The affair over the tapping of the federal top has remained unresolved; fresh election money was printed; the Serbian police occupied the building of the federal police and have not abandoned it yet in spite of a court decision to do so, and in spite of reprimands by Yugoslav President Dobrica Cosic that the matter pertained "to an act of usurpation which endangered the country's legal order."

Even though these words were spoken by the man in charge of the army, Milosevic was not impressed. The impression is being created that the army is practically on Milosevic's side (as Kadijevic did ahead of the 1990 elections.) The Defence Minister's Collegium (bypassing the General Staff) is against Panic, bringing to mind the once very active Committee of the League of Communists in federal organs, through which Milosevic worked during the "anti-bureaucratic revolution."

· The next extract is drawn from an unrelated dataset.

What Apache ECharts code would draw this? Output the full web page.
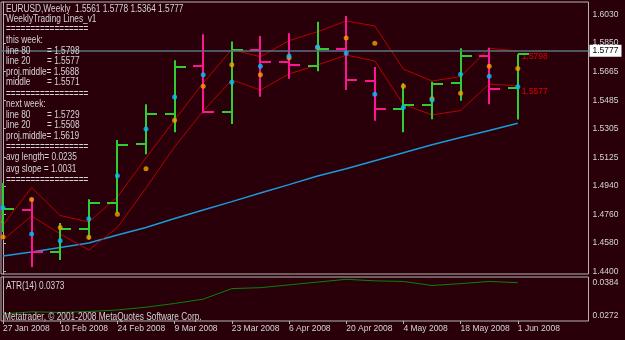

Panic said that he was working in coordination with Cosic, and that he was resolved to fight a step lower in order to protect Cosic's state program from obstructions. Cosic announced a constitutional reform which would strengthen the federal state, and abolish the office of republican president, and the current situation with three heads of authority. Cosic, as usual, is keeping quiet while Milosevic's machinery is going ahead at full speed. The Socialist's spokesman Ivica Dacic said that the Socialist ministers had consulted their party a month ago over the possibility of resigning and had been told to wait. The Government's statement says that the federal ministers who had resigned had constantly been in contact with Milosevic, and that Panic had not had the strength to kick out those he suspected of duplicity.

Milutin Mrkonjic was the first to leave Panic's government, after he learned that Panic's goal was to topple Milosevic. A month later, in mid October, Vladislav Jovanovic left. Just ahead of the elections race, Minister Without Portfolio Radmila Milentijevic also resigned (with the touching explanation that "her conscience made her do so.") Nikola Sainovic followed.

Oskar Kovac was last with the most restrained explanation, saying that he could not remain in the Government because Panic was a direct rival to his party leader Milosevic, a stand that Panic as a democrat could understand.

The campaign against Milan Panic includes old farcical methods, a little of the old formula "that the federal state is an anti-Serbian creation," something of Bora Jovic's famous April 1990 "resignation dictated by conscience," and some new techniques of obstruction used in the dispelled federal assembly.

Now, as in 1990, Milosevic asked that an anti-inflation program be drawn up, and kept up pressure for the printing of fresh money all Summer. One hundred weeks ago, ahead of the 1990 elections during Stanko Radmilovic's government, he made an incursion into the primary issue of the Socialist Federal Republic of Yugoslavia, only to repeat it all over again. The attitude towards Panic's government is the same as it had been towards Ante Markovic's at the time - Panic is being accused of not carrying through the anti-inflation program!

Stalin used the same methods: accuse your enemies of your crimes.